12-04-2001 09:22 AM
12-04-2001 09:29 AM
12-04-2001 09:55 AM
LabVIEW, C'est LabVIEW
03-07-2002 08:54 AM
10-24-2003 11:03 AM
03-09-2011 10:41 PM
I tried to use the .vi from the .Exe by renaming it to .llb. But the LLB manager is unable to open the .llb file. I use Labview 2010. Any idea which Labview version should i use to make this possible.
03-09-2011 11:06 PM
This only worked for LabVIEW 7 and earlier. Up to 2009 you could use a compression program to view the executable's list of files, and you could extract them, but that wouldn't get you the code since the block diagram is stripped once the executable is built.
01-12-2015 02:32 AM
Hi,
I intended to use Labview 7.2 (run on Windows XP) to modify an old Labview .exe file (written in 2004, possibly created by Labview 7.x or earlier).
I tried to rename the .exe file to .llb, but still could not access the .vi files.
Does anyone know how to do that? Do I need any programs other than the Labview?
Thanks in advance.
- timers
01-12-2015 03:05 AM - edited 01-12-2015 03:11 AM
First, LabVIEW 7.2 never existed.
Second, if you can't rename an exe into *.llb and open it in LabVIEW 7.1.1 (the latest official LabVIEW version before 8.0) and see a list of VIs then it's not a LabVIEW 7.1 or earlier executable file. What it may or may not be is another question!

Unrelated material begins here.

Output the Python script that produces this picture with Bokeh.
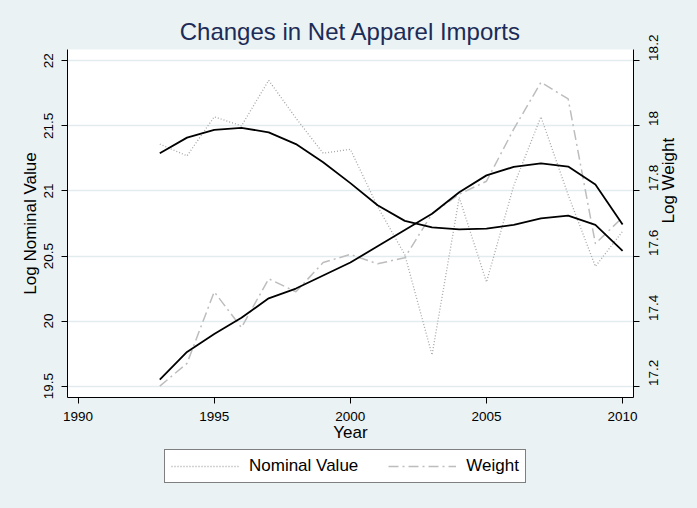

But even if you can do that, all you can determine from this are the original VI names. Theoretically you can also copy the VIs out with the Librarian VIs, but those VIs lack all source code, front panel, and even icon resources so if you place them on a diagram, you see a simple block with a question mark, can't double click it to open the front panel and definitely can't view the diagram because they are all gone! And it even only works if the LabVIEW version that was used to create the executable is the same than the version you try to open those stripped VIs in, since the compiled (binary) code is about the only thing left in the VI and has to match the version of LabVIEW in order for LabVIEW to consider it valid. Anything else would certainly cause crashes as the compiled code would attempt to call into LabVIEW functions that have been added later on or got changed between versions.